■ **Data excerpt**
>>
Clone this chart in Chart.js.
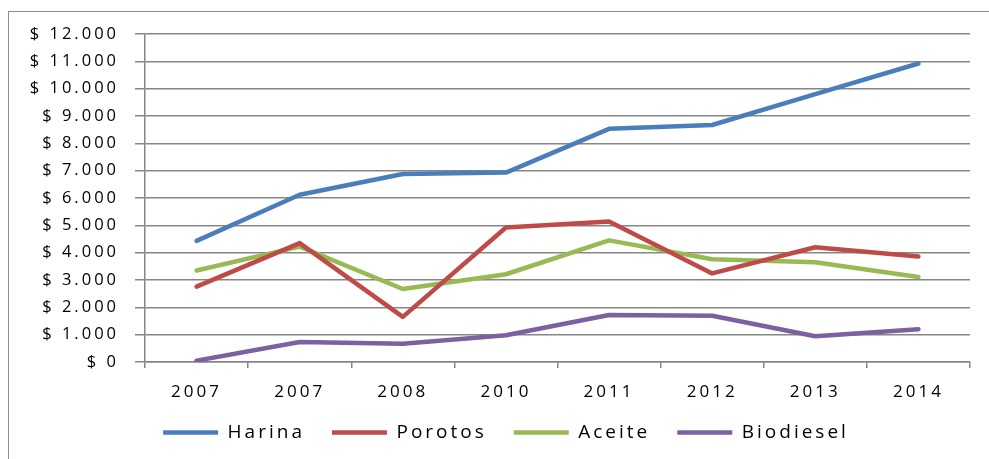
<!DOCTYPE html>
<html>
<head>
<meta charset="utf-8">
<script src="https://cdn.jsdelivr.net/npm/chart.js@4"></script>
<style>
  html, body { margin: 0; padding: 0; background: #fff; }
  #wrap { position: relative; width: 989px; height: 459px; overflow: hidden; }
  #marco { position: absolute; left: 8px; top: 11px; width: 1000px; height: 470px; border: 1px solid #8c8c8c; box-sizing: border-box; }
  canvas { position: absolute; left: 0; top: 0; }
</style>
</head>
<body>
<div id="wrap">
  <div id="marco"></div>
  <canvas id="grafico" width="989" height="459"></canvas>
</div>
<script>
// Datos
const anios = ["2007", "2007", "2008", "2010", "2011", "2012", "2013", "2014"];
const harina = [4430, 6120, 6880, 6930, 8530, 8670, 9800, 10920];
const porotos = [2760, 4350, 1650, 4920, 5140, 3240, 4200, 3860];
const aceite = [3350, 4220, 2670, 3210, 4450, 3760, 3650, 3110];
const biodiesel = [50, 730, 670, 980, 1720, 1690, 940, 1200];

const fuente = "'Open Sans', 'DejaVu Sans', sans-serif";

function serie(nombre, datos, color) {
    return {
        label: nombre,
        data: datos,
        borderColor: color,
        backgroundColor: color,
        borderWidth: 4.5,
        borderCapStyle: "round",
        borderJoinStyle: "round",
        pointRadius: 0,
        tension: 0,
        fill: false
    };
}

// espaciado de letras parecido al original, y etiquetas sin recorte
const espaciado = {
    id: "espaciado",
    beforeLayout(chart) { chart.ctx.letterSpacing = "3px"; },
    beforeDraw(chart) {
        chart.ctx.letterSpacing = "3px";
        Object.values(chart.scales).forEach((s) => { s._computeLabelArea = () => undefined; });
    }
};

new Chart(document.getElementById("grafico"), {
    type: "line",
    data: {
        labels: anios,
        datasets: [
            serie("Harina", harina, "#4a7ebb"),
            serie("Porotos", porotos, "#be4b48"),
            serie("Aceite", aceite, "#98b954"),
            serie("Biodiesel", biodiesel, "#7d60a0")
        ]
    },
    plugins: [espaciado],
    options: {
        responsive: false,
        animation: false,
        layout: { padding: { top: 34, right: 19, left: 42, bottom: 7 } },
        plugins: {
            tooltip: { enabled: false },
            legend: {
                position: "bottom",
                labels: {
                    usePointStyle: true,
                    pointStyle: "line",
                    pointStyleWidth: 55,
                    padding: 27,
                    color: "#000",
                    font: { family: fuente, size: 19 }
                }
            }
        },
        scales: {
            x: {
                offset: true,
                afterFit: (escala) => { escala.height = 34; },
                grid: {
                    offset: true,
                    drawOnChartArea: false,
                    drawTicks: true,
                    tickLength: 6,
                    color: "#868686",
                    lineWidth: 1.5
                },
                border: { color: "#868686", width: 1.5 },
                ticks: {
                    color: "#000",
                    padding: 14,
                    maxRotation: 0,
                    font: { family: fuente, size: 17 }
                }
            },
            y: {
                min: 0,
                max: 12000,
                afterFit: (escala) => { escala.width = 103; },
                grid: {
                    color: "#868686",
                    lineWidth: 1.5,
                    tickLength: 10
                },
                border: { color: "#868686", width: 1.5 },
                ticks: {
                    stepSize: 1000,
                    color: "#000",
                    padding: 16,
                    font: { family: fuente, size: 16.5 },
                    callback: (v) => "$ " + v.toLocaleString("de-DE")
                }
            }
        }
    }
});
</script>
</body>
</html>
<<
■ **Task brief**
Omit the pictures and reproduce the listing exactly.

■ **The solution**
Clone this chart in Chart.js.
<!DOCTYPE html>
<html>
<head>
<meta charset="utf-8">
<script src="https://cdn.jsdelivr.net/npm/chart.js@4"></script>
<style>
  html, body { margin: 0; padding: 0; background: #fff; }
  #wrap { position: relative; width: 989px; height: 459px; overflow: hidden; }
  #marco { position: absolute; left: 8px; top: 11px; width: 1000px; height: 470px; border: 1px solid #8c8c8c; box-sizing: border-box; }
  canvas { position: absolute; left: 0; top: 0; }
</style>
</head>
<body>
<div id="wrap">
  <div id="marco"></div>
  <canvas id="grafico" width="989" height="459"></canvas>
</div>
<script>
// Datos
const anios = ["2007", "2007", "2008", "2010", "2011", "2012", "2013", "2014"];
const harina = [4430, 6120, 6880, 6930, 8530, 8670, 9800, 10920];
const porotos = [2760, 4350, 1650, 4920, 5140, 3240, 4200, 3860];
const aceite = [3350, 4220, 2670, 3210, 4450, 3760, 3650, 3110];
const biodiesel = [50, 730, 670, 980, 1720, 1690, 940, 1200];

const fuente = "'Open Sans', 'DejaVu Sans', sans-serif";

function serie(nombre, datos, color) {
    return {
        label: nombre,
        data: datos,
        borderColor: color,
        backgroundColor: color,
        borderWidth: 4.5,
        borderCapStyle: "round",
        borderJoinStyle: "round",
        pointRadius: 0,
        tension: 0,
        fill: false
    };
}

// espaciado de letras parecido al original, y etiquetas sin recorte
const espaciado = {
    id: "espaciado",
    beforeLayout(chart) { chart.ctx.letterSpacing = "3px"; },
    beforeDraw(chart) {
        chart.ctx.letterSpacing = "3px";
        Object.values(chart.scales).forEach((s) => { s._computeLabelArea = () => undefined; });
    }
};

new Chart(document.getElementById("grafico"), {
    type: "line",
    data: {
        labels: anios,
        datasets: [
            serie("Harina", harina, "#4a7ebb"),
            serie("Porotos", porotos, "#be4b48"),
            serie("Aceite", aceite, "#98b954"),
            serie("Biodiesel", biodiesel, "#7d60a0")
        ]
    },
    plugins: [espaciado],
    options: {
        responsive: false,
        animation: false,
        layout: { padding: { top: 34, right: 19, left: 42, bottom: 7 } },
        plugins: {
            tooltip: { enabled: false },
            legend: {
                position: "bottom",
                labels: {
                    usePointStyle: true,
                    pointStyle: "line",
                    pointStyleWidth: 55,
                    padding: 27,
                    color: "#000",
                    font: { family: fuente, size: 19 }
                }
            }
        },
        scales: {
            x: {
                offset: true,
                afterFit: (escala) => { escala.height = 34; },
                grid: {
                    offset: true,
                    drawOnChartArea: false,
                    drawTicks: true,
                    tickLength: 6,
                    color: "#868686",
                    lineWidth: 1.5
                },
                border: { color: "#868686", width: 1.5 },
                ticks: {
                    color: "#000",
                    padding: 14,
                    maxRotation: 0,
                    font: { family: fuente, size: 17 }
                }
            },
            y: {
                min: 0,
                max: 12000,
                afterFit: (escala) => { escala.width = 103; },
                grid: {
                    color: "#868686",
                    lineWidth: 1.5,
                    tickLength: 10
                },
                border: { color: "#868686", width: 1.5 },
                ticks: {
                    stepSize: 1000,
                    color: "#000",
                    padding: 16,
                    font: { family: fuente, size: 16.5 },
                    callback: (v) => "$ " + v.toLocaleString("de-DE")
                }
            }
        }
    }
});
</script>
</body>
</html>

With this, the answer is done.